Keeon is a modern spelling variant of names like Keon or Kian, created for sound and style rather than old usage.
Keeon is a modern American variant of Keon, itself an Anglicization of the Irish name Eoin — the Gaelic form of John, derived through Latin Iohannes from the Hebrew Yochanan, meaning 'God is gracious' or 'Yahweh has shown favor.' This etymological chain makes Keeon one of the most widely traveled names in human history, passing through Hebrew scripture, Greek New Testament manuscripts, Latin Vulgate translations, medieval European vernaculars, Irish Gaelic adaptation, and finally contemporary American phonetic respelling — a journey of roughly three thousand years. In Ireland, Eoin has been borne by saints, scholars, and chieftains.

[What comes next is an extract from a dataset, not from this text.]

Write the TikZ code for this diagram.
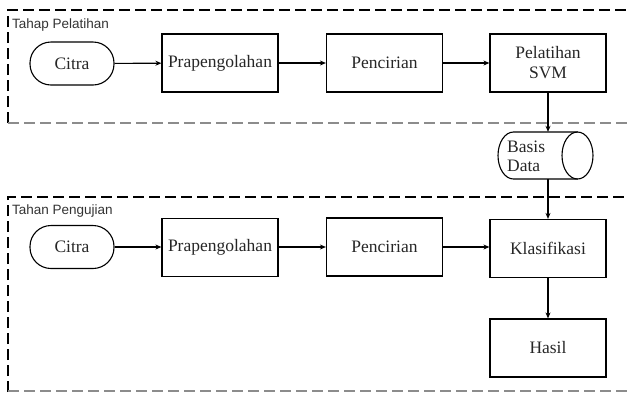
\documentclass[tikz,border=0pt]{standalone}
\usepackage{fontspec}
\setmainfont{Liberation Serif}
\newfontfamily\lblfont{Liberation Sans}
\usetikzlibrary{arrows.meta}
\begin{document}
\begin{tikzpicture}[x=1pt,y=-1pt,
  every node/.style={font=\fontsize{17.5}{21}\selectfont, text=black!85, inner sep=0pt},
  procbox/.style={draw, line width=1.2pt, minimum width=116pt, minimum height=58pt, align=center},
  termbox/.style={draw, line width=1.1pt, rounded corners=21pt, minimum width=84pt, minimum height=43pt},
  conn/.style={line width=1.1pt, -{Stealth[length=6pt,width=5pt]}},
  frameline/.style={line width=1.3pt, dash pattern=on 11pt off 5pt},
  framelbl/.style={font=\lblfont\fontsize{13.5}{16}\selectfont, text=black!80, anchor=base west}
]
\useasboundingbox (0,0) rectangle (627,392);
% frames
\draw[frameline] (8,123) -- (8,10) -- (640,10);
\draw[frameline, black!45] (8,123) -- (640,123);
\draw[frameline] (8,392) -- (8,197) -- (640,197);
\draw[frameline, black!45] (8,391) -- (640,391);
\node[framelbl] (lbl1) at (12,28) {Tahap Pelatihan};
\node[framelbl] (lbl2) at (12,214) {Tahan Pengujian};
% top row
\node[termbox] (cit1) at (72,63.5) {Citra};
\node[procbox] (pra1) at (220,63) {Prapengolahan};
\node[procbox] (pen1) at (384.5,63) {Pencirian};
\node[procbox] (pel) at (548,63) {Pelatihan\\[-1pt]SVM};
% database
\node[minimum width=95pt, minimum height=47pt] (db) at (545.5,155.5) {};
\draw[line width=1.1pt] (577.5,132) -- (513.5,132)
  arc[start angle=90, end angle=270, x radius=15.5pt, y radius=23.5pt] -- (577.5,179);
\draw[line width=1.1pt] (577.5,155.5) ellipse [x radius=15.5pt, y radius=23.5pt];
\node[anchor=west, align=left] (dbt) at (507,156) {Basis\\[-2pt]Data};
% bottom row
\node[termbox] (cit2) at (72,247) {Citra};
\node[procbox] (pra2) at (220,247.5) {Prapengolahan};
\node[procbox] (pen2) at (384.5,247) {Pencirian};
\node[procbox] (kla) at (548,248.5) {Klasifikasi};
\node[procbox] (has) at (548,348) {Hasil};
% connectors
\draw[conn] (cit1) -- (pra1);
\draw[conn] (pra1) -- (pen1);
\draw[conn] (pen1) -- (pel);
\draw[conn] (pel.south) -- (pel.south |- db.north);
\draw[conn] (pel.south |- db.south) -- (kla.north);
\draw[conn] (cit2) -- (cit2 -| pra2.west);
\draw[conn] (pra2.east |- pen2) -- (pen2);
\draw[conn] (pen2) -- (pen2 -| kla.west);
\draw[conn] (kla) -- (has);
\end{tikzpicture}
\end{document}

The apostle John — Eoin in Irish tradition — is the patron of the name across the Gaelic world, and Eoin Mac Néill, the Irish scholar and revolutionary who co-founded the Irish Volunteers in 1913, is among the name's notable twentieth-century bearers. The Americanized Keon gained visibility in the 1990s and early 2000s, particularly in African American communities, as part of a broader embrace of Irish-rooted names with strong phonetic energy. Keeon, with its doubled vowel, stretches the name slightly longer, giving it a more expansive, musical quality.
The spelling signals distinctiveness and ownership — a deliberate departure from convention that marks the name as specifically this person's, not simply borrowed from a template. It retains the warmth and grace at the heart of its ancient Hebrew source while wearing entirely contemporary clothes.